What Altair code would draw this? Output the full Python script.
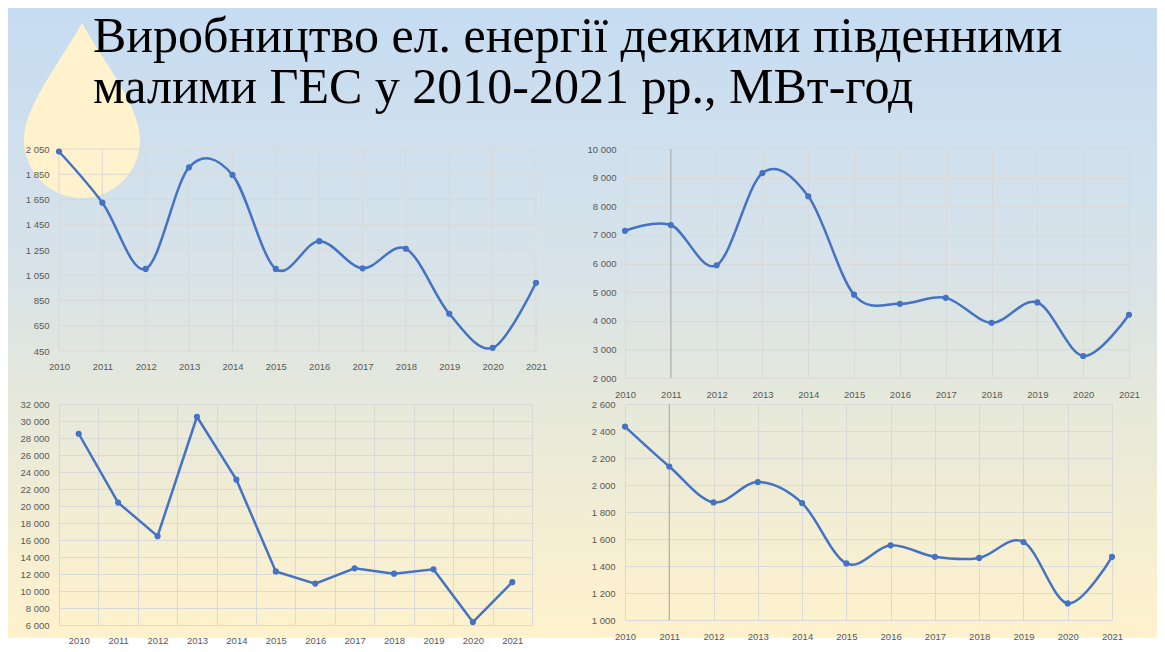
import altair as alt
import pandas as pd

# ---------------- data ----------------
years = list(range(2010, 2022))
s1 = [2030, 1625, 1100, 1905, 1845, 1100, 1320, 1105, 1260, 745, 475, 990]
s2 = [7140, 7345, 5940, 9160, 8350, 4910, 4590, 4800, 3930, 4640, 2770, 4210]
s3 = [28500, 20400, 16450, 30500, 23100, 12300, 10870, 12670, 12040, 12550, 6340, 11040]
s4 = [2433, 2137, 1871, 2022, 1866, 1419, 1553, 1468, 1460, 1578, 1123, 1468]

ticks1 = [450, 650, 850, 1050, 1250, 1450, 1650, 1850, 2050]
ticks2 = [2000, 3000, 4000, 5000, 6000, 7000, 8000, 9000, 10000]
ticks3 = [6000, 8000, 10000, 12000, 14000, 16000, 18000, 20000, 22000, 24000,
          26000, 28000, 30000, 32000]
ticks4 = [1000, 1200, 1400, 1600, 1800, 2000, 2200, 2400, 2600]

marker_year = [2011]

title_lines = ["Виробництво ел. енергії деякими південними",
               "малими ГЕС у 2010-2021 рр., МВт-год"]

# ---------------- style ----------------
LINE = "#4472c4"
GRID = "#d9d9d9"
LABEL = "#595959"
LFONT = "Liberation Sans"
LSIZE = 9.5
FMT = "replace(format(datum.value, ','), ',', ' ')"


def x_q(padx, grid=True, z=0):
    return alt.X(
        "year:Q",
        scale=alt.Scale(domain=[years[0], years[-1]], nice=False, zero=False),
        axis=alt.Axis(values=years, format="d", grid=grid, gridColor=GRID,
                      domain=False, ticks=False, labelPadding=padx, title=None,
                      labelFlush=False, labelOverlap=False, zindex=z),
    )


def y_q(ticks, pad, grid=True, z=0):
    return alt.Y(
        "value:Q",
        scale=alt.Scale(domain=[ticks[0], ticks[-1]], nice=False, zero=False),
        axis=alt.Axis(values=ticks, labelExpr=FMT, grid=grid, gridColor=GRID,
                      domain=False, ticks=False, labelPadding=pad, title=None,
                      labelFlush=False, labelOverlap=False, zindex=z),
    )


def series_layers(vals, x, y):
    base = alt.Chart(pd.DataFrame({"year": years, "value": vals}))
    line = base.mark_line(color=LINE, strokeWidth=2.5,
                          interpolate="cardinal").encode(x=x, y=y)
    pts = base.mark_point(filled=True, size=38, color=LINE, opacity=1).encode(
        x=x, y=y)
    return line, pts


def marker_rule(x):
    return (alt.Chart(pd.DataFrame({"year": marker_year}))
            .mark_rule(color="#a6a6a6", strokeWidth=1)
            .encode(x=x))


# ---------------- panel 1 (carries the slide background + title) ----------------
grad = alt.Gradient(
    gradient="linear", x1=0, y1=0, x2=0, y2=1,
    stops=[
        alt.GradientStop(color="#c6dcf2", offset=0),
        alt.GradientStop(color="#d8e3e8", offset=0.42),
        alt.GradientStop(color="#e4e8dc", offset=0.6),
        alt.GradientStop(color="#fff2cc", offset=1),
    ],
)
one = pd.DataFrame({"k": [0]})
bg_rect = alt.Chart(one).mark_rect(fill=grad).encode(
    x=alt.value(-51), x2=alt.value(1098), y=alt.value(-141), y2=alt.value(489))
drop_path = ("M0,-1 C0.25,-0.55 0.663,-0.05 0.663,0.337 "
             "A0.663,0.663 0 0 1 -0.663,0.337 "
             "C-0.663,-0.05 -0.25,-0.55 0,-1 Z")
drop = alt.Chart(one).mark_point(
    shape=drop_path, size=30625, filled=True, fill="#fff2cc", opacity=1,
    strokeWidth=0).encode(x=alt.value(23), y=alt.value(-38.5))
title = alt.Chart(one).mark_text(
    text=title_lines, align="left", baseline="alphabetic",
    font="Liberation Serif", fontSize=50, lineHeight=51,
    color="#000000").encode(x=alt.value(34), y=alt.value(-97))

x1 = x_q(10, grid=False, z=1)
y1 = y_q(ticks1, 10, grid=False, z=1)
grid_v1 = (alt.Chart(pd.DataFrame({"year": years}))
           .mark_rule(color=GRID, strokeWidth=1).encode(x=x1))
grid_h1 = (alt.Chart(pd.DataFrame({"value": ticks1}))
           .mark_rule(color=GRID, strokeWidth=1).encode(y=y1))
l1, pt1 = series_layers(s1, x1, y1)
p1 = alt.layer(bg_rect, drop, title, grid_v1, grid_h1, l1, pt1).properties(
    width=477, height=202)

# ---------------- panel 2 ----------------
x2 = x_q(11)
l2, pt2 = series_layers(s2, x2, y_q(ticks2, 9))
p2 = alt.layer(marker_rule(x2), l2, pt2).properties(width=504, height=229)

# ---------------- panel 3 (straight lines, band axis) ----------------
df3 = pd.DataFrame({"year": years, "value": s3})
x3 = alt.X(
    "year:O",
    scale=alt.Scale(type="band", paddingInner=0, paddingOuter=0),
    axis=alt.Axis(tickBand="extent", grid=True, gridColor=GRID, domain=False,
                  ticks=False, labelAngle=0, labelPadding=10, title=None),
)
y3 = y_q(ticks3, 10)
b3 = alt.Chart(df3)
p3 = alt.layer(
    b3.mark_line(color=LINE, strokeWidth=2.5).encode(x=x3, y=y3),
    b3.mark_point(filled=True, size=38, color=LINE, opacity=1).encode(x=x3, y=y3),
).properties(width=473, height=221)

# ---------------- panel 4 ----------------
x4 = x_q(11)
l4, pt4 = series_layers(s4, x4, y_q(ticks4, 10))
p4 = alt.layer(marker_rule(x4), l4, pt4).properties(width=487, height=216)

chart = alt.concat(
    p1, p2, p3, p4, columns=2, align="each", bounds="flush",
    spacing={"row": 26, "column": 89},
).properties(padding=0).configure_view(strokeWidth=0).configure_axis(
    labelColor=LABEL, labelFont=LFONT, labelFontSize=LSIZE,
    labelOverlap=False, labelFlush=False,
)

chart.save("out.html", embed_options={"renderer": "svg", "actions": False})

---

WHAT YOU HAVE TO DO
From the first line above to the line containing "1578, 1123, 1468]", repeat each line exactly. Pictures stay out.

COMPLETED EXERCISE
What Altair code would draw this? Output the full Python script.
import altair as alt
import pandas as pd

# ---------------- data ----------------
years = list(range(2010, 2022))
s1 = [2030, 1625, 1100, 1905, 1845, 1100, 1320, 1105, 1260, 745, 475, 990]
s2 = [7140, 7345, 5940, 9160, 8350, 4910, 4590, 4800, 3930, 4640, 2770, 4210]
s3 = [28500, 20400, 16450, 30500, 23100, 12300, 10870, 12670, 12040, 12550, 6340, 11040]
s4 = [2433, 2137, 1871, 2022, 1866, 1419, 1553, 1468, 1460, 1578, 1123, 1468]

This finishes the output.